If we want real change in this country, the place to look for it is not in our so-called leaders, but in ourselves. What we need, in short, is a movement. Without such a movement, President Obama is not going to be able to achieve a whole lot more than President Clinton or President Carter did. But with such a movement, we may actually get somewhere. FDR was able to achieve great things because he had the strong support of a powerful labor movement. Similarly, the civil rights movement was the wind at LBJ's back. But I ask you, what will President Obama have?
Sam Stein covers some of the same ground in his article "Serenity Lost: Obama and The Netroots".
One might argue that this is all empty rhetoric if there are zero consequences for not listening to the progressive cause. But the one time there were real consequences at the presidential level was in 2000, when disaffected progressives backed Ralph Nader and the Green Party. The result was eight years of an imperialist presidency that has steadily eroded our freedoms. No honest progressive, as upset as they may be with Obama's General Election moves, wants to open the floodgates to a third Bush term.
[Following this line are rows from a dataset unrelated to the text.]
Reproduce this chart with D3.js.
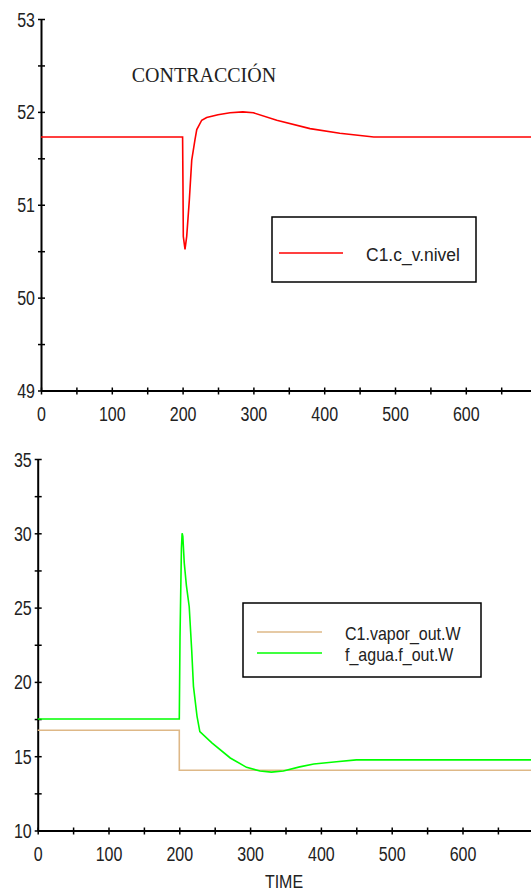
<!DOCTYPE html>
<html>
<head>
<meta charset="utf-8">
<script src="https://cdn.jsdelivr.net/npm/d3@7"></script>
<style>
  body { margin: 0; background: #fff; }
  svg { display: block; }
</style>
</head>
<body>
<script>
// top chart: C1.c_v.nivel
const nivelTime = [0, 200, 200.5, 201, 203.4, 205.8, 209.5, 212.9, 217.5, 220, 227, 234, 250, 267, 285, 300, 333, 380, 422, 470, 700];
const nivelValue = [51.73, 51.73, 51.24, 50.66, 50.52, 50.66, 51.05, 51.48, 51.7, 51.81, 51.91, 51.94, 51.97, 51.99, 52.0, 51.99, 51.91, 51.82, 51.77, 51.73, 51.73];

// bottom chart
const vaporTime = [0, 200, 200, 700];
const vaporValue = [16.75, 16.75, 14.05, 14.05];
const aguaTime = [0, 200, 201, 203, 204, 205, 207, 210, 214, 217.5, 220, 225, 229, 246, 272, 295, 314, 330, 347, 370, 390, 422, 450, 700];
const aguaValue = [17.5, 17.5, 23, 29, 30, 29.8, 28, 26.5, 25.06, 22.15, 19.7, 17.7, 16.65, 15.9, 14.88, 14.25, 14.0, 13.93, 14.0, 14.28, 14.48, 14.63, 14.75, 14.75];

const xTicks = d3.range(0, 701, 50);
const xLabels = [0, 100, 200, 300, 400, 500, 600];
const topYTicks = d3.range(49, 53.01, 0.5);
const topYLabels = [49, 50, 51, 52, 53];
const botYTicks = d3.range(10, 35.01, 2.5);
const botYLabels = [10, 15, 20, 25, 30, 35];

const width = 531;
const height = 892;
const sans = '"Liberation Sans", Arial, sans-serif';

const svg = d3.select('body').append('svg')
  .attr('width', width)
  .attr('height', height);

function label(g, x, y, str, size, sy, anchor, family) {
  return g.append('text')
    .attr('transform', `translate(${x},${y}) scale(1,${sy})`)
    .attr('font-family', family || sans)
    .attr('font-size', size)
    .attr('text-anchor', anchor || 'start')
    .attr('fill', '#222')
    .text(str);
}

function drawAxes(x, y, yTicks, yLabels) {
  const x0 = x.range()[0];
  const y0 = y.range()[0];

  const xa = svg.append('g')
    .attr('transform', `translate(0,${y0})`)
    .call(d3.axisBottom(x).tickValues(xTicks).tickSizeOuter(0)
      .tickFormat((d) => (xLabels.includes(d) ? d : '')));
  xa.selectAll('.tick line').attr('y1', -3).attr('y2', 4).attr('stroke', '#000').attr('stroke-width', 1.5);
  xa.selectAll('.tick text')
    .attr('y', null).attr('dy', null)
    .attr('transform', 'translate(0,30) scale(1,1.25)')
    .attr('font-family', sans).attr('font-size', 16).attr('fill', '#222');
  xa.select('.domain').attr('stroke', '#000').attr('stroke-width', 2);

  const ya = svg.append('g')
    .attr('transform', `translate(${x0},0)`)
    .call(d3.axisLeft(y).tickValues(yTicks).tickSizeOuter(0)
      .tickFormat((d) => (yLabels.includes(d) ? d : '')));
  ya.selectAll('.tick line').attr('x1', -3).attr('x2', 4).attr('stroke', '#000').attr('stroke-width', 1.5);
  ya.selectAll('.tick text')
    .attr('x', null).attr('dy', null)
    .attr('transform', 'translate(-6,7) scale(1,1.25)')
    .attr('font-family', sans).attr('font-size', 16).attr('fill', '#222');
  ya.select('.domain').attr('stroke', '#000').attr('stroke-width', 2);
}

// ---- top chart ----
const x1 = d3.scaleLinear().domain([0, 700]).range([41, 536.6]);
const y1 = d3.scaleLinear().domain([49, 53]).range([390.5, 19]);

drawAxes(x1, y1, topYTicks, topYLabels);

const nivel = nivelTime.map((t, i) => [t, nivelValue[i]]);
svg.append('path')
  .datum(nivel)
  .attr('fill', 'none')
  .attr('stroke', '#ff0000')
  .attr('stroke-width', 1.6)
  .attr('d', d3.line().x((d) => x1(d[0])).y((d) => y1(d[1])));

label(svg, 131.7, 81.7, 'CONTRACCIÓN', 20, 1, 'start', '"Liberation Serif", "Times New Roman", serif');

// top legend
svg.append('rect')
  .attr('x', 272).attr('y', 217).attr('width', 204).attr('height', 65)
  .attr('fill', '#fff').attr('stroke', '#000').attr('stroke-width', 1.5);
svg.append('line')
  .attr('x1', 279).attr('x2', 343).attr('y1', 253).attr('y2', 253)
  .attr('stroke', '#ff0000').attr('stroke-width', 1.6);
label(svg, 366, 260.5, 'C1.c_v.nivel', 17.5, 1.08);

// ---- bottom chart ----
const x2 = d3.scaleLinear().domain([0, 700]).range([37.7, 533.3]);
const y2 = d3.scaleLinear().domain([10, 35]).range([830.5, 459]);

drawAxes(x2, y2, botYTicks, botYLabels);

const line2 = d3.line().x((d) => x2(d[0])).y((d) => y2(d[1]));
const vapor = vaporTime.map((t, i) => [t, vaporValue[i]]);
const agua = aguaTime.map((t, i) => [t, aguaValue[i]]);

svg.append('path')
  .datum(vapor)
  .attr('fill', 'none')
  .attr('stroke', '#deb887')
  .attr('stroke-width', 1.6)
  .attr('d', line2);

svg.append('path')
  .datum(agua)
  .attr('fill', 'none')
  .attr('stroke', '#00ff00')
  .attr('stroke-width', 1.6)
  .attr('d', line2);

// bottom legend
svg.append('rect')
  .attr('x', 243).attr('y', 603).attr('width', 238).attr('height', 74)
  .attr('fill', '#fff').attr('stroke', '#000').attr('stroke-width', 1.5);
svg.append('line')
  .attr('x1', 257).attr('x2', 322).attr('y1', 632).attr('y2', 632)
  .attr('stroke', '#deb887').attr('stroke-width', 1.6);
svg.append('line')
  .attr('x1', 257).attr('x2', 322).attr('y1', 653).attr('y2', 653)
  .attr('stroke', '#00ff00').attr('stroke-width', 1.6);
label(svg, 345, 640, 'C1.vapor_out.W', 16, 1.15);
label(svg, 345, 661, 'f_agua.f_out.W', 16, 1.15);

label(svg, 284, 887.5, 'TIME', 16, 1.1, 'middle');
</script>
</body>
</html>
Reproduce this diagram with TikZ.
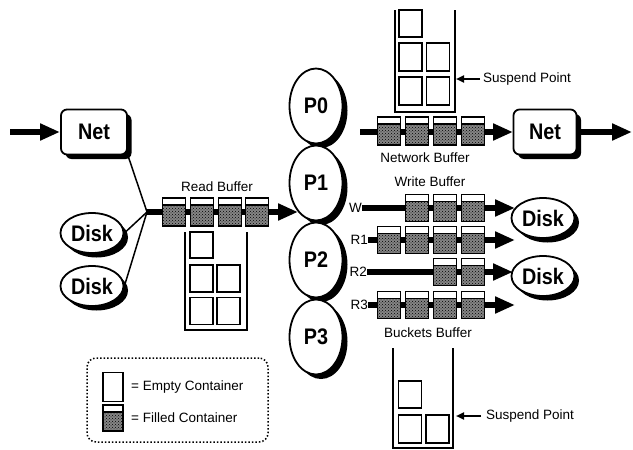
\documentclass[tikz,border=0pt]{standalone}
\usepackage{fontspec}
\setmainfont{Liberation Sans}
\newfontfamily\condf[FakeStretch=0.88]{Liberation Sans}
\usetikzlibrary{shapes.geometric,shadows,arrows.meta,patterns}
\tikzset{
  lbl/.style={font=\fontsize{13.5}{15}\selectfont, inner sep=0},
  big/.style={font=\condf\bfseries\fontsize{22.5}{24}\selectfont},
  shad/.style={drop shadow={shadow xshift=4.5pt,shadow yshift=-4.5pt,fill=black,opacity=1}},
  netbox/.style={draw, line width=1.8pt, rounded corners=6pt, fill=white, minimum width=66pt, minimum height=45pt, inner sep=0, shad, big},
  diskn/.style={ellipse, draw, line width=1.8pt, fill=white, minimum width=63pt, minimum height=40pt, inner sep=0, shad, big},
  procn/.style={ellipse, draw, line width=1.8pt, fill=white, minimum width=53pt, minimum height=75pt, inner sep=0, drop shadow={shadow xshift=5pt,shadow yshift=-4.5pt,fill=black,opacity=1}, big},
  emptyc/.style={draw, line width=1.5pt, fill=white, minimum width=23pt, minimum height=27pt, inner sep=0},
  fullc/.style={draw, line width=1.5pt, fill=white, minimum width=23pt, minimum height=28pt, inner sep=0, path picture={
     \fill[black!48] (path picture bounding box.south west) rectangle ([yshift=-7pt]path picture bounding box.north east);
     \fill[pattern=crosshatch dots, pattern color=black] (path picture bounding box.south west) rectangle ([yshift=-7pt]path picture bounding box.north east);
     \draw[line width=1.5pt] ([yshift=-7pt]path picture bounding box.north west) -- ([yshift=-7pt]path picture bounding box.north east);}},
  flow/.style={line width=6pt, -{Triangle[length=20pt,width=16pt]}},
  thinl/.style={line width=1.5pt},
  framel/.style={line width=1.5pt},
  susp/.style={line width=2.5pt, -{Triangle[length=8pt,width=7pt]}},
}
\begin{document}
\begin{tikzpicture}[x=1pt,y=-1pt]
\useasboundingbox (0,0) rectangle (633,450);

% ---------- coordinates
\coordinate (In) at (10,132);
\coordinate (J) at (147,212);
\coordinate (P1in) at (298,212);
\coordinate (NBst) at (360,132);
\coordinate (Out) at (632,132);
\coordinate (Wend) at (515,208);
\coordinate (R1end) at (515,240);
\coordinate (R2end) at (513,272);
\coordinate (R3end) at (515,305);
\coordinate (SP1) at (480,79);
\coordinate (SP1t) at (456,79);
\coordinate (SP2) at (481,416);
\coordinate (SP2t) at (456,416);

% ---------- labels for rows
\node[lbl, anchor=east] (W) at (362,208) {W};
\node[lbl, anchor=east] (R1) at (368,240) {R1};
\node[lbl, anchor=east] (R2) at (367,272) {R2};
\node[lbl, anchor=east] (R3) at (368,305) {R3};

% ---------- thick flows (under the containers)
\draw[flow] (In) -- (60,132);
\draw[flow] (J) -- (P1in);
\draw[flow] (NBst) -- (513,132);
\draw[flow] (W.east) -- (Wend);
\draw[flow] (R1.east) -- (R1end);
\draw[flow] (R2.east) -- (R2end);
\draw[flow] (R3.east) -- (R3end);

% ---------- left sources
\node[netbox] (NetL) at (94,132) {Net};
\node[diskn] (DiskL1) at (92,233) {Disk};
\node[diskn] (DiskL2) at (92,286) {Disk};
\draw[thinl] (NetL.south east) -- (J);
\draw[thinl] (DiskL1.east) -- (J);
\draw[thinl] (DiskL2.east) -- (J);

% ---------- processes
\node[procn] (P0) at (316,106) {P0};
\node[procn] (P1) at (316,183) {P1};
\node[procn] (P2) at (316,260) {P2};
\node[procn] (P3) at (316,337) {P3};

% ---------- right sinks
\node[netbox, minimum width=63pt] (NetR) at (545,132) {Net};
\draw[flow] (NetR.east) -- (Out);
\node[diskn] (DiskR1) at (543,218) {Disk};
\node[diskn] (DiskR2) at (543,276) {Disk};

% ---------- read buffer
\node[lbl] (RBl) at (217,187) {Read Buffer};
\node[fullc] (rb1) at (174,212) {};
\node[fullc] (rb2) at (202,212) {};
\node[fullc] (rb3) at (230,212) {};
\node[fullc] (rb4) at (257,212) {};
\draw[framel] (185,232) -- (185,330) -- (247,330) -- (247,232);
\node[emptyc, minimum height=26pt] (re1) at (201.5,245) {};
\node[emptyc] (re2) at (201.5,278.5) {};
\node[emptyc] (re3) at (228.5,278.5) {};
\node[emptyc] (re4) at (201.5,311) {};
\node[emptyc] (re5) at (228.5,311) {};

% ---------- network buffer
\draw[framel] (395,10) -- (395,112) -- (455,112) -- (455,10);
\node[emptyc] (ne1) at (410.5,23.5) {};
\node[emptyc, minimum height=28pt] (ne2) at (410.5,57) {};
\node[emptyc, minimum height=28pt] (ne3) at (438,57) {};
\node[emptyc, minimum height=28pt] (ne4) at (410.5,91) {};
\node[emptyc, minimum height=28pt] (ne5) at (438,91) {};
\draw[susp] (SP1) -- (SP1t);
\node[lbl, anchor=west] (SPl1) at (483,79) {Suspend Point};
\node[fullc] (nb1) at (389,131) {};
\node[fullc] (nb2) at (417,131) {};
\node[fullc] (nb3) at (445,131) {};
\node[fullc] (nb4) at (473,131) {};
\node[lbl] (NBl) at (425,158) {Network Buffer};

% ---------- write buffer
\node[lbl] (WBl) at (430,182) {Write Buffer};
\node[fullc, minimum height=27pt] (w2) at (417,208) {};
\node[fullc, minimum height=27pt] (w3) at (445,208) {};
\node[fullc, minimum height=27pt] (w4) at (473,208) {};

\node[fullc, minimum height=27pt] (a1) at (389,240) {};
\node[fullc, minimum height=27pt] (a2) at (417,240) {};
\node[fullc, minimum height=27pt] (a3) at (445,240) {};
\node[fullc, minimum height=27pt] (a4) at (473,240) {};

\node[fullc, minimum height=27pt] (b3) at (445,272) {};
\node[fullc, minimum height=27pt] (b4) at (473,272) {};

\node[fullc, minimum height=27pt] (c1) at (389,305) {};
\node[fullc, minimum height=27pt] (c2) at (417,305) {};
\node[fullc, minimum height=27pt] (c3) at (445,305) {};
\node[fullc, minimum height=27pt] (c4) at (473,305) {};
\node[lbl] (BBl) at (428,333) {Buckets Buffer};

% ---------- buckets frame
\draw[framel] (393,348) -- (393,448) -- (453,448) -- (453,348);
\node[emptyc] (be1) at (410,394.5) {};
\node[emptyc, minimum height=28pt] (be2) at (410,429) {};
\node[emptyc, minimum height=28pt] (be3) at (437.5,429) {};
\draw[susp] (SP2) -- (SP2t);
\node[lbl, anchor=west] (SPl2) at (486,416) {Suspend Point};

% ---------- legend
\node[draw, dotted, line width=1.5pt, rounded corners=9pt, minimum width=181pt, minimum height=84pt, inner sep=0] (legend) at (177.5,400) {};
\node[emptyc, minimum width=20pt, minimum height=29pt] (le) at (113,387) {};
\node[fullc, minimum width=20pt, minimum height=26pt] (lf) at (113,418) {};
\node[lbl, anchor=west] (let) at (131,387) {= Empty Container};
\node[lbl, anchor=west] (lft) at (131,418) {= Filled Container};
\end{tikzpicture}
\end{document}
Nader is wrong: there is virtue in electing the "least worst" candidate.
The key term there is "at the presidential level." Supporting Obama as the best presidential candidate (which he is) doesn't preclude fighting for just causes when his leadership veers off track. A lot more action on issues such as FISA can be taken at the level of individual Senators and Representatives. A great example: the robocalls being run in House Majority Leader Steny Hoyer's district by local activist Rev. Lenox Yearwood, lambasting Hoyer's FISA compromise. And you can bet that progressive activists will remember FISA when Hoyer's re-election comes due.